How to cope with life's difficult times....
Part of this is a parent issue, part of it is a human issue. Both situations are heart issues and giving me a real run for my money.
My first heartache is for a little boy that is dying of a cancerous brain tumor. He is the son of our former principal of the small, private school that my DS and SS attend. When you are involved in a small school you get to know the faculty and their families. With my DS having learning disabilities I was visiting with this principal quite often. He and and his family moved at the beginning of the year so that he could take a position in a different school. Since his 3 year old son has battled cancer at 10 months old and then again is currently the family has kept us all updated on the young child's progress. They have done all that is possible for him and now are just having to watch him make the journey from this life to the other. He can't walk, has a hard time eating and can barely crawl. My SD was in class with his sister so they all pray for him, Kaden, in class. The entire school is in touch with his situation and helping the family in many different ways.
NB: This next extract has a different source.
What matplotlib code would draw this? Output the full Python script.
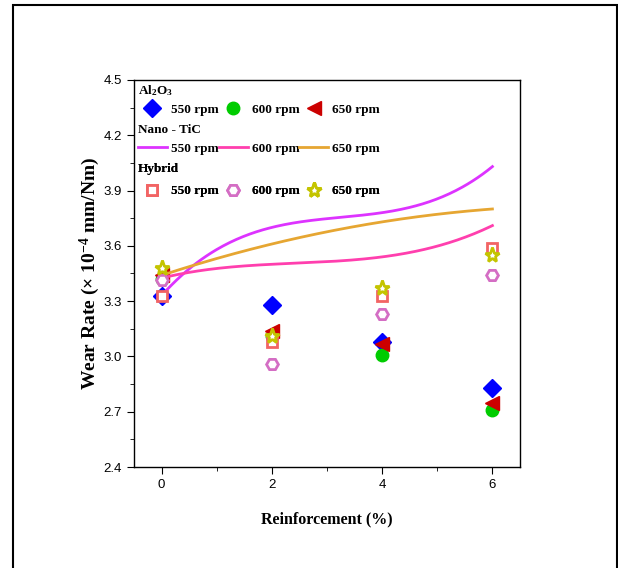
import numpy as np
import matplotlib
matplotlib.use("Agg")
import matplotlib.pyplot as plt
from matplotlib.patches import Rectangle

plt.rcParams["font.family"] = ["Liberation Sans", "DejaVu Sans"]
plt.rcParams["mathtext.fontset"] = "custom"
plt.rcParams["mathtext.rm"] = "Liberation Serif:bold"
plt.rcParams["mathtext.it"] = "Liberation Serif:bold"
plt.rcParams["mathtext.bf"] = "Liberation Serif:bold"

# reinforcement (%)
x = [0, 2, 4, 6]
speeds = ["550 rpm", "600 rpm", "650 rpm"]

# Al2O3 wear rate (x1e-4 mm/Nm)
al_550 = [3.33, 3.28, 3.08, 2.83]
al_600 = [3.42, 3.11, 3.01, 2.71]
al_650 = [3.44, 3.14, 3.07, 2.75]

# Nano-TiC (smoothed lines)
tic_550 = [3.33, 3.70, 3.78, 4.03]
tic_600 = [3.425, 3.50, 3.54, 3.71]
tic_650 = [3.44, 3.61, 3.73, 3.80]

# Hybrid
hy_550 = [3.33, 3.08, 3.33, 3.59]
hy_600 = [3.415, 2.96, 3.23, 3.44]
hy_650 = [3.48, 3.11, 3.37, 3.55]

serif = {"family": "Liberation Serif", "weight": "bold"}

fig = plt.figure(figsize=(6.18, 5.68), dpi=100)
ax = fig.add_axes([0.2168, 0.1778, 0.6246, 0.6814])

# Al2O3 filled markers
h_al = []
for ys, mk, col, ms in ((al_550, "D", "#0000ff", 9),
                        (al_600, "o", "#00cc00", 9),
                        (al_650, "<", "#cc0000", 10)):
    h, = ax.plot(x, ys, ls="none", marker=mk, color=col, ms=ms, zorder=3)
    h_al.append(h)

# Nano-TiC smooth curves (cubic through the 4 points)
xs = np.linspace(0, 6, 200)
h_tic = []
for ys, col in ((tic_550, "#dd33ff"), (tic_600, "#ff3fae"), (tic_650, "#e6a632")):
    c = np.polyfit(x, ys, 3)
    h, = ax.plot(xs, np.polyval(c, xs), color=col, lw=2, zorder=4)
    h_tic.append(h)

# Hybrid open markers
h_hy = []
for ys, mk, col, ms in ((hy_550, "s", "#f26464", 7.5),
                        (hy_600, "H", "#d46ec4", 8.5),
                        (hy_650, "*", "#c4c400", 11)):
    h, = ax.plot(x, ys, ls="none", marker=mk, mfc="white", mec=col, mew=2,
                 ms=ms, zorder=5)
    h_hy.append(h)

ax.set_xlim(-0.5, 6.5)
ax.set_ylim(2.4, 4.5)
ax.set_xticks([0, 2, 4, 6])
ax.set_xticks([1, 3, 5], minor=True)
ax.set_yticks(np.arange(2.4, 4.51, 0.3))
ax.set_yticks(np.arange(2.55, 4.5, 0.3), minor=True)
ax.set_yticklabels([f"{v:.1f}" for v in np.arange(2.4, 4.51, 0.3)])
ax.tick_params(which="major", direction="out", length=5, labelsize=9.5,
               top=False, right=False)
ax.tick_params(which="minor", direction="out", length=3, top=False, right=False)
for s in ax.spines.values():
    s.set_linewidth(1)

ax.set_xlabel("Reinforcement (%)", fontdict=serif, fontsize=11.5, labelpad=15)
ax.set_ylabel(r"Wear Rate (× 10$^{-4}$ mm/Nm)", fontdict=serif, fontsize=14,
              labelpad=1)

# three stacked legends (title, handles, top anchor, title-to-row gap)
groups = [(r"Al$_2$O$_3$", h_al, 1.003, 4.3),
          ("Nano - TiC", h_tic, 0.897, 5.0),
          ("Hybrid", h_hy, 0.795, 7.0)]
for title, hs, ytop, gap in groups:
    leg = ax.legend(hs, speeds, title=title, loc="upper left", ncol=3,
                    bbox_to_anchor=(0.0, ytop), frameon=False,
                    prop={"family": "Liberation Serif", "weight": "bold",
                          "size": 9.5},
                    title_fontproperties={"family": "Liberation Serif",
                                          "weight": "bold", "size": 9.5},
                    alignment="left", handlelength=2.2, handletextpad=0.3,
                    columnspacing=0.0, borderpad=0.1, borderaxespad=0.2)
    leg._legend_box.sep = gap
    ax.add_artist(leg)

# outer frame
fig.add_artist(Rectangle((13 / 618, -0.1), (617 - 13) / 618, 0.1 + 1 - 5 / 568,
                         transform=fig.transFigure, fill=False, lw=1.5,
                         edgecolor="black"))

fig.savefig("out.png", dpi=100)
I can only imagine what they must be going through and it breaks my heart. I don't think about it all of the time but when I do I have a very tearful time of it. They have said that they are trying to make as many memories with him as possible and do not expect him to make it until Christmas. My heart is just breaking for this mother and father and their 3 other children.
My other issue: DD20 comes home last night and is in quite a state. She and boyfriend of 2 1/2 years have broken up. I was not excited by this relationship when it began. He is 11 years her senior and although he has been pretty good to her and very nice to us I just didn't feel in my heart that he was "the one". I have had the most loving mother to daughter talks with my beloved DD, trying to pass on motherly wisdom without pushing her away form me or butting in too much. I have let her know my concerns but also that I do not know who God has chosen for her so I will not assume that I do.
This man comes from a past that would make even the hardest heart ache. His mother committed suicide when he was 7 and his father was a monster. When CJ was 8 his dad beat him so badly that his arm was broken. A farmer found him in his field, the next morning, where his father dumped him. He was in the foster care system until he was 16. He was on his own after that. He made some poor choices along the way but now is doing fine. He has no family.
I believe that DD daughter has made a choice that was deeply difficult for her because she truely loves him. She said that she knows that just because you love some one deeply doesn't mean that you are suppose to build a life with them. It is just not working.....many difficulties that I won't ad at this point. She came home from his place last night..about 1 am....I woke up when the phone rang...she was walking home...it is just a few blocks from where we live. DS was up then too and when she got home the 3 of us sat and talked and cried and it was quite a Hallmark moment.
With the Holidays so close my heart breaks for this man, knowing all that he has been through and that he will be alone. Adding this to Kaden's situation is giving me a really difficult time.....I think I'll hop in the shower....take a walk later and try and shake this tearful state of mind that I am in. Sometimes it seems that I weep for the entire world. What does a person do.